Modern Paint Damage Atlas

Paint Components

Metal Soaps formation

The formation of metal soaps (metal carboxylates, metal stearates or metal palmitates) in both old and modern paintings is a topic that has received much attention in the field of conservation the past 15 to 20 years. Metal soaps are formed by the reaction of metals from pigments in the ground and paint layers with free fatty acids from the oil binding medium. The migration of metal soap components to the paint surface and subsequent remineralisation at the surface (with environmental conditions playing a serious role) can affect the stability of paint layers and result in disfiguring surface phenomena such as the formation of crusts, protrusions or aggregates or surface efflorescence.
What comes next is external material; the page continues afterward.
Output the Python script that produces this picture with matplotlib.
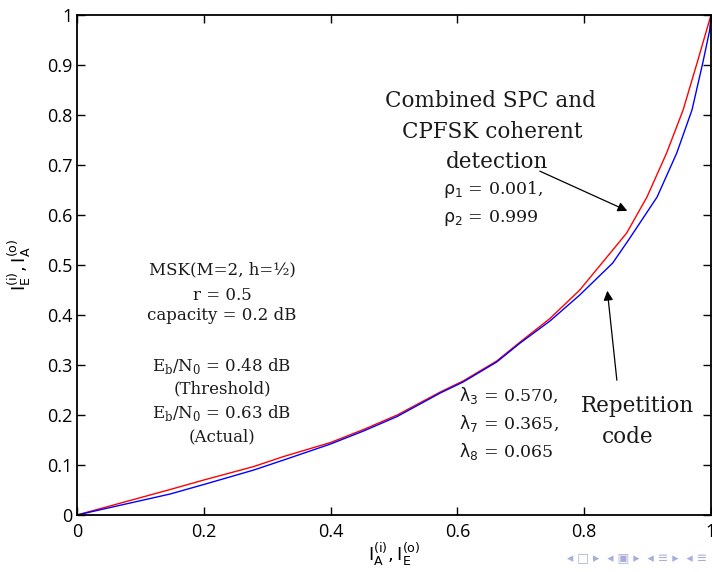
import matplotlib
matplotlib.use("Agg")
import matplotlib.pyplot as plt

# EXIT chart curves
spc_x = [0, 0.147, 0.2, 0.279, 0.326, 0.4, 0.452, 0.505, 0.573, 0.609, 0.662,
         0.699, 0.746, 0.793, 0.845, 0.867, 0.899, 0.93, 0.956, 0.978, 1.0]
spc_y = [0, 0.051, 0.07, 0.097, 0.117, 0.145, 0.171, 0.2, 0.246, 0.268, 0.308,
         0.346, 0.393, 0.45, 0.53, 0.564, 0.636, 0.724, 0.81, 0.904, 1.0]

rep_x = [0, 0.147, 0.2, 0.279, 0.326, 0.4, 0.452, 0.505, 0.573, 0.609, 0.662,
         0.699, 0.746, 0.793, 0.845, 0.871, 0.915, 0.946, 0.97, 0.987, 0.998, 1.0]
rep_y = [0, 0.042, 0.061, 0.09, 0.11, 0.142, 0.168, 0.197, 0.244, 0.266, 0.306,
         0.344, 0.388, 0.44, 0.504, 0.552, 0.636, 0.724, 0.81, 0.904, 0.97, 1.0]

ticks = [0, 0.2, 0.4, 0.6, 0.8, 1]
yticks = [0, 0.1, 0.2, 0.3, 0.4, 0.5, 0.6, 0.7, 0.8, 0.9, 1]

serif = "DejaVu Serif"
txtc = "#1a1a1a"

fig = plt.figure(figsize=(7.12, 5.72), dpi=100)
ax = fig.add_axes([77 / 712, 57 / 572, 634 / 712, 500 / 572])

ax.plot(spc_x, spc_y, color="#ff0000", lw=1.0)
ax.plot(rep_x, rep_y, color="#0000ff", lw=1.0)

ax.set_xlim(0, 1)
ax.set_ylim(0, 1)
ax.set_xticks(ticks)
ax.set_xticklabels(["0", "0.2", "0.4", "0.6", "0.8", "1"])
ax.set_yticks(yticks)
ax.set_yticklabels(["0", "0.1", "0.2", "0.3", "0.4", "0.5", "0.6", "0.7", "0.8", "0.9", "1"])
ax.tick_params(direction="in", top=True, right=True, length=6, width=1,
               labelsize=13)
ax.tick_params(axis="x", pad=6)
ax.tick_params(axis="y", pad=3)
for lab in ax.get_xticklabels() + ax.get_yticklabels():
    lab.set_family("Open Sans")
for s in ax.spines.values():
    s.set_linewidth(1.3)

ax.set_xlabel(r"$\mathregular{I_A^{(i)},I_E^{(o)}}$", fontsize=13, labelpad=0)
ax.set_ylabel(r"$\mathregular{I_E^{(i)},I_A^{(o)}}$", fontsize=13, labelpad=10)

# annotations upper right
big = 15.5
fig.text(490 / 712, 1 - 101 / 572, "Combined SPC and", family=serif, fontsize=big,
         ha="center", va="center", color=txtc)
fig.text(492 / 712, 1 - 132 / 572, "CPFSK coherent", family=serif, fontsize=big,
         ha="center", va="center", color=txtc)
fig.text(497 / 712, 1 - 162 / 572, "detection", family=serif, fontsize=big,
         ha="center", va="center", color=txtc)
fig.text(443 / 712, 1 - 190 / 572, r"$\mathrm{\rho}_\mathsf{1}$ = 0.001,", family=serif,
         fontsize=12.5, ha="left", va="center", color=txtc)
fig.text(443 / 712, 1 - 218 / 572, r"$\mathrm{\rho}_\mathsf{2}$ = 0.999", family=serif,
         fontsize=12.5, ha="left", va="center", color=txtc)

ax.annotate("", xy=(0.872, 0.606), xytext=(0.726, 0.69),
            arrowprops=dict(arrowstyle="-|>", color="black", lw=0.9,
                            mutation_scale=14))
ax.annotate("", xy=(0.836, 0.454), xytext=(0.852, 0.264),
            arrowprops=dict(arrowstyle="-|>", color="black", lw=0.9,
                            mutation_scale=14))

# left parameter block
mid = 12
left_lines = [
    (270, "MSK(M=2, h=\u00bd)"),
    (295, "r = 0.5"),
    (316, "capacity = 0.2 dB"),
    (366, r"E$_\mathregular{b}$/N$_\mathregular{0}$ = 0.48 dB"),
    (389, "(Threshold)"),
    (413, r"E$_\mathregular{b}$/N$_\mathregular{0}$ = 0.63 dB"),
    (437, "(Actual)"),
]
for ypx, txt in left_lines:
    fig.text(222 / 712, 1 - ypx / 572, txt, family=serif, fontsize=mid,
             ha="center", va="center", color=txtc)

# repetition code labels
fig.text(637 / 712, 1 - 406 / 572, "Repetition", family=serif, fontsize=big,
         ha="center", va="center", color=txtc)
fig.text(628 / 712, 1 - 437 / 572, "code", family=serif, fontsize=big,
         ha="center", va="center", color=txtc)
lam = [(395, r"$\mathrm{\lambda}_\mathsf{3}$ = 0.570,"),
       (424, r"$\mathrm{\lambda}_\mathsf{7}$ = 0.365,"),
       (452, r"$\mathrm{\lambda}_\mathsf{8}$ = 0.065")]
for ypx, txt in lam:
    fig.text(459 / 712, 1 - ypx / 572, txt, family=serif, fontsize=12.5,
             ha="left", va="center", color=txtc)

# beamer navigation symbols
fig.text(707 / 712, 1 - 558 / 572,
         "\u25c2 \u25a1 \u25b8  \u25c2 \u25a3 \u25b8  \u25c2 \u2261 \u25b8  \u25c2 \u2261",
         fontsize=9, color="#a9aed8", ha="right", va="center")

fig.savefig("out.png", dpi=100)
Metal soaps (often metal stearates) are intentionally added in small quantities to modern paints to act as driers, anti-settling, wetting, matting, or dispersive agents. Larger quantities are added to cheaper paints as extenders as they create a gel-like consistency reducing the proportion of pigment required in paint formulation. This can lead to issues such as increased drying time of paint layers, the formation and migration of fatty acid efflorescence and crumbling paint. The removal of metal soap crusts and efflorescence is starting to be researched and positive results have been reported using water-based gels containing chelating agents which sequester metal ions and break up the crust/efflorescence, and a controlled pH in the 5.5-8.5 range.